Frequently Asked Questions

What are the Tartaria tablets?

Three small clay tablets discovered in Romania in 1961, incised with symbols resembling early Sumerian pictographic writing. They date to approximately 5500 to 5300 BCE, potentially making them the oldest writing-like artifacts ever found.

Are they the oldest writing in the world?

Disputed. If the dating is accurate and the symbols constitute writing, they predate Mesopotamian cuneiform by more than 2,000 years. Whether the symbols are writing or a proto-writing notation system remains unresolved.

Where are the tablets now?

In the National History Museum of Transylvania in Cluj-Napoca, Romania.

What was the Vinca culture?

A Neolithic civilization that flourished in southeastern Europe, primarily in present-day Serbia and Romania, between roughly 5500 and 4500 BCE, characterized by sophisticated pottery, figurines, and a consistent body of symbolic marks.

Why do the symbols resemble Sumerian writing?

This is the central mystery. The resemblance may indicate early long-distance cultural contact, independent parallel development, or coincidental similarity.

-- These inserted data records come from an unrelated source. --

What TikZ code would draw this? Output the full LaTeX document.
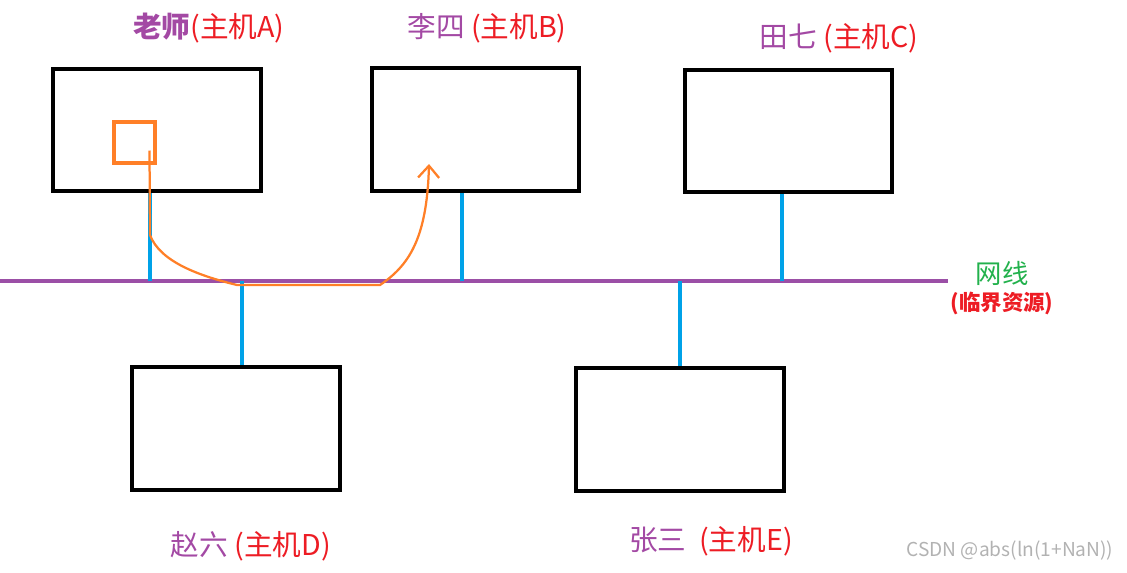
\documentclass[tikz,border=0pt]{standalone}
\usepackage{fontspec}
\newfontfamily\cjk{Noto Sans CJK SC}
\usepackage{xcolor}
\usetikzlibrary{arrows.meta, positioning}
\definecolor{namepurple}{HTML}{A349A4}
\definecolor{hostred}{HTML}{ED1C24}
\definecolor{netpurple}{HTML}{9B4FA6}
\definecolor{tapblue}{HTML}{00A2E8}
\definecolor{msgorange}{HTML}{FF7F27}
\definecolor{netgreen}{HTML}{22B14C}

\begin{document}
\begin{tikzpicture}[x=0.02cm, y=-0.02cm, font=\cjk\fontsize{16.3}{18}\selectfont]
    \tikzstyle{host} = [draw, rectangle, line width=0.08cm, minimum width=4.16cm, minimum height=2.46cm, inner sep=0pt]
    \tikzstyle{hostlabel} = [inner sep=1pt]
    \tikzstyle{net} = [draw=netpurple, line width=0.08cm]
    \tikzstyle{tap} = [draw=tapblue, line width=0.08cm]
    \tikzstyle{proc} = [draw=msgorange, rectangle, line width=0.09cm, minimum size=0.82cm, inner sep=0pt]
    \tikzstyle{flow} = [draw=msgorange, line width=0.045cm, -{Straight Barb[length=0.24cm, width=0.42cm]}]

    \useasboundingbox (0,0) rectangle (1127,572);

    % the shared wire
    \coordinate (netL) at (0,281);
    \coordinate (netR) at (948,281);
    \draw [net] (netL) -- (netR);

    \node [host] (hostA) at (157,130) {};
    \node [host] (hostB) at (475.5,129.5) {};
    \node [host] (hostC) at (788.5,131) {};
    \node [host] (hostD) at (236,428.5) {};
    \node [host] (hostE) at (680,429.5) {};

    \coordinate (tapA) at (150,281);
    \coordinate (tapB) at (462,281);
    \coordinate (tapC) at (782,281);
    \coordinate (tapD) at (242,281);
    \coordinate (tapE) at (680,281);
    \draw [tap] (tapA) -- (tapA |- hostA.south);
    \draw [tap] (tapB) -- (tapB |- hostB.south);
    \draw [tap] (tapC) -- (tapC |- hostC.south);
    \draw [tap] (tapD) -- (tapD |- hostD.north);
    \draw [tap] (tapE) -- (tapE |- hostE.north);

    \node [hostlabel] (labA) at (209,28) {\textcolor{namepurple}{\bfseries 老师}\textcolor{hostred}{(主机A)}};
    \node [hostlabel] (labB) at (487,28) {\textcolor{namepurple}{李四} \textcolor{hostred}{(主机B)}};
    \node [hostlabel] (labC) at (839,38) {\textcolor{namepurple}{田七} \textcolor{hostred}{(主机C)}};
    \node [hostlabel] (labD) at (251,546) {\textcolor{namepurple}{赵六} \textcolor{hostred}{(主机D)}};
    \node [hostlabel] (labE) at (711,541) {\textcolor{namepurple}{张三}\ \ \textcolor{hostred}{(主机E)}};

    \node [text=netgreen, font=\cjk\fontsize{15}{17}\selectfont] (wire) at (1002,273) {网线};
    \node [text=hostred, font=\cjk\bfseries\fontsize{12.2}{14}\selectfont, below=-0.1cm of wire] (crit) {(临界资源)};

    % message from A to B over the wire
    \node [proc] (proc) at (134.5,142.5) {};
    \coordinate (arrive) at (429,164);
    \draw [flow] ([shift={(15,8)}]proc.center) -- (150,235)
        .. controls (160,262) and (200,276) .. (237,285) -- (380,285)
        .. controls (408,266) and (427,240) .. (arrive);

    \node [text=black!30, font=\cjk\fontsize{10.9}{13}\selectfont] (mark) at (1010,551) {CSDN @abs(ln(1+NaN))};
\end{tikzpicture}
\end{document}
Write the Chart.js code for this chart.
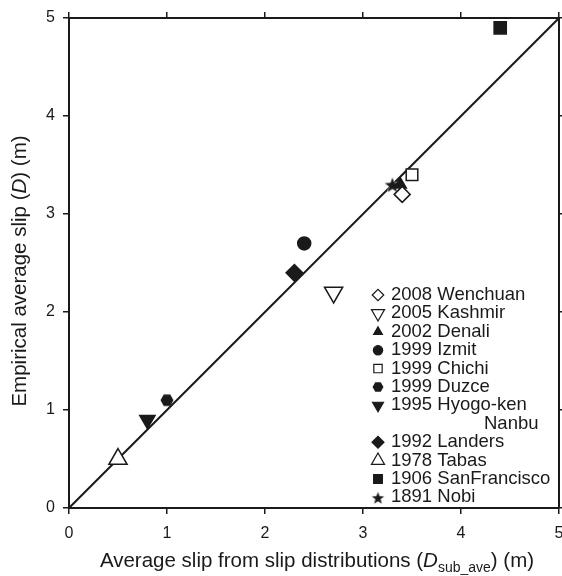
<!DOCTYPE html>
<html>
<head>
<meta charset="utf-8">
<script src="https://cdn.jsdelivr.net/npm/chart.js@4.4.0/dist/chart.umd.min.js"></script>
<style>
  html, body { margin: 0; padding: 0; background: #fff; }
  #wrap { width: 562px; height: 576px; }
</style>
</head>
<body>
<div id="wrap"><canvas id="chart"></canvas></div>
<script>
// values
const events = ["2008 Wenchuan", "2005 Kashmir", "2002 Denali", "1999 Izmit", "1999 Chichi", "1999 Duzce",
  "1995 Hyogo-ken Nanbu", "1992 Landers", "1978 Tabas", "1906 SanFrancisco", "1891 Nobi"];
const subAveSlip = [3.4, 2.7, 3.38, 2.4, 3.5, 1.0, 0.8, 2.3, 0.5, 4.4, 3.3];
const empiricalSlip = [3.2, 2.2, 3.3, 2.7, 3.4, 1.1, 0.9, 2.4, 0.5, 4.9, 3.3];
const axisTicks = [0, 1, 2, 3, 4, 5];
const oneToOne = [0, 5];

const INK = "#1a1a1a";
const FONT = "'Liberation Sans', Arial, Helvetica, sans-serif";
Chart.defaults.font.family = FONT;
Chart.defaults.color = INK;

// custom marker images (hexagon, filled star)
function makeHexagon(r) {
  const c = document.createElement("canvas");
  const s = Math.ceil(r * 2 + 3);
  c.width = s; c.height = s;
  const g = c.getContext("2d");
  g.beginPath();
  for (let k = 0; k < 6; k++) {
    const a = Math.PI / 3 * k;
    g.lineTo(s / 2 + r * Math.cos(a), s / 2 + r * Math.sin(a));
  }
  g.closePath();
  g.fillStyle = INK;
  g.fill();
  return c;
}
function makeStar(r) {
  const c = document.createElement("canvas");
  const s = Math.ceil(r * 2 + 4);
  c.width = s; c.height = s;
  const g = c.getContext("2d");
  g.beginPath();
  for (let k = 0; k < 10; k++) {
    const rr = k % 2 === 0 ? r : r * 0.42;
    const a = -Math.PI / 2 + Math.PI / 5 * k;
    g.lineTo(s / 2 + rr * Math.cos(a), s / 2 + 1 + rr * Math.sin(a));
  }
  g.closePath();
  g.fillStyle = INK;
  g.strokeStyle = "#fff";
  g.lineWidth = 1;
  g.stroke();
  g.fill();
  return c;
}

const markers = [
  { style: "rectRot", fill: false, r: 8, rot: 0 },
  { style: "triangle", fill: false, r: 10.5, rot: 180 },
  { style: "triangle", fill: true, r: 7, rot: 0 },
  { style: "circle", fill: true, r: 6.5, rot: 0 },
  { style: "rect", fill: false, r: 8.2, rot: 0 },
  { style: makeHexagon(6.5), legendImg: makeHexagon(5.5), fill: true, r: 6.5, rot: 0 },
  { style: "triangle", fill: true, r: 8.8, rot: 180 },
  { style: "rectRot", fill: true, r: 8.3, rot: 0 },
  { style: "triangle", fill: false, r: 10.5, rot: 0 },
  { style: "rect", fill: true, r: 8.6, rot: 0 },
  { style: makeStar(8), legendImg: makeStar(6.5), fill: true, r: 8, rot: 0 }
];

const datasets = events.map((name, i) => ({
  type: "scatter",
  label: name,
  data: [{ x: subAveSlip[i], y: empiricalSlip[i] }],
  pointStyle: markers[i].style,
  pointRotation: markers[i].rot,
  pointRadius: markers[i].r,
  pointHoverRadius: markers[i].r,
  pointBackgroundColor: markers[i].fill ? INK : "#fff",
  pointBorderColor: INK,
  pointBorderWidth: 1.5,
  order: 1
}));
datasets.push({
  type: "line",
  label: "1:1",
  data: oneToOne.map(v => ({ x: v, y: v })),
  borderColor: INK,
  borderWidth: 2,
  pointRadius: 0,
  order: 10
});

// legend rows (row 7 holds the wrapped "Nanbu")
const legendPlugin = {
  id: "quakeLegend",
  afterDraw(chart) {
    const ctx = chart.ctx;
    const rowY = row => 295 + row * 18.4;
    ctx.save();
    ctx.font = "18.5px " + FONT;
    ctx.textBaseline = "middle";
    ctx.fillStyle = INK;
    events.forEach((name, i) => {
      const row = i < 7 ? i : i + 1;
      const y = rowY(row);
      const m = markers[i];
      if (typeof m.style === "string") {
        ctx.fillStyle = m.fill ? INK : "#fff";
        ctx.strokeStyle = INK;
        ctx.lineWidth = 1.2;
        Chart.helpers.drawPoint(ctx, { pointStyle: m.style, rotation: m.rot, radius: m.r * 0.72, borderWidth: 1.2 }, 378, y);
      } else {
        const im = m.legendImg;
        ctx.drawImage(im, 378 - im.width / 2, y - im.height / 2);
      }
      ctx.fillStyle = INK;
      if (name === "1995 Hyogo-ken Nanbu") {
        ctx.fillText("1995 Hyogo-ken", 391, y);
        ctx.fillText("Nanbu", 484, rowY(7));
      } else {
        ctx.fillText(name, 391, y);
      }
    });
    ctx.restore();
  }
};

// axis titles with italic D and subscript
function drawRuns(ctx, runs, cx, y) {
  let total = 0;
  runs.forEach(r => { ctx.font = r.font; total += ctx.measureText(r.t).width; });
  let x = cx - total / 2;
  runs.forEach(r => {
    ctx.font = r.font;
    ctx.fillText(r.t, x, y + (r.dy || 0));
    x += ctx.measureText(r.t).width;
  });
}
const titlePlugin = {
  id: "axisTitles",
  afterDraw(chart) {
    const ctx = chart.ctx;
    const n = "20.5px " + FONT, it = "italic 20.5px " + FONT, sub = "14px " + FONT;
    ctx.save();
    ctx.fillStyle = INK;
    ctx.textBaseline = "alphabetic";
    ctx.textAlign = "left";
    drawRuns(ctx, [
      { t: "Average slip from slip distributions (", font: n },
      { t: "D", font: it },
      { t: "sub_ave", font: sub, dy: 5 },
      { t: ") (m)", font: n }
    ], 317, 567);
    ctx.translate(26, 271);
    ctx.rotate(-Math.PI / 2);
    drawRuns(ctx, [
      { t: "Empirical average slip (", font: n },
      { t: "D", font: it },
      { t: ") (m)", font: n }
    ], 0, 0);
    ctx.restore();
  }
};

function fixedTicks(s) { s.ticks = axisTicks.map(v => ({ value: v })); }
const gridOpts = { drawOnChartArea: false, drawTicks: true, tickLength: 6, color: INK, lineWidth: 1.5 };
const borderOpts = { color: INK, width: 2 };

new Chart(document.getElementById("chart"), {
  type: "scatter",
  data: { datasets },
  options: {
    responsive: true,
    maintainAspectRatio: false,
    animation: false,
    layout: { padding: 0, autoPadding: false },
    plugins: { legend: { display: false }, tooltip: { enabled: false } },
    scales: {
      x: {
        type: "linear", position: "bottom", min: 0, max: 5,
        afterBuildTicks: fixedTicks,
        ticks: { font: { size: 16 }, padding: 10, maxRotation: 0 },
        grid: gridOpts, border: borderOpts,
        afterFit: s => { s.height = 68; s.paddingLeft = 0; s.paddingRight = 0; }
      },
      x2: {
        type: "linear", position: "top", min: 0, max: 5,
        afterBuildTicks: fixedTicks,
        ticks: { display: false },
        grid: gridOpts, border: borderOpts,
        afterFit: s => { s.height = 18; s.paddingLeft = 0; s.paddingRight = 0; }
      },
      y: {
        type: "linear", position: "left", min: 0, max: 5,
        afterBuildTicks: fixedTicks,
        ticks: { font: { size: 16 }, padding: 8 },
        grid: gridOpts, border: borderOpts,
        afterFit: s => { s.width = 69; s.paddingTop = 0; s.paddingBottom = 0; }
      },
      y2: {
        type: "linear", position: "right", min: 0, max: 5,
        afterBuildTicks: fixedTicks,
        ticks: { display: false },
        grid: gridOpts, border: borderOpts,
        afterFit: s => { s.width = 3; s.paddingTop = 0; s.paddingBottom = 0; }
      }
    }
  },
  plugins: [legendPlugin, titlePlugin]
});
</script>
</body>
</html>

No consensus explanation exists.

A Final Thought

Three small tablets in a burial pit in Transylvania. Symbols that should not be where they are, made when they should not have been possible. The bones buried alongside them were burned, and the meaning of that burning is lost with whoever lit the fire. The tablets sit in a museum in Cluj-Napoca, quiet and certain of their own significance, entirely indifferent to whether we are ready to understand them. Some questions are older than our tools for asking them. These particular questions are older than the concept of writing itself, which makes them very old indeed.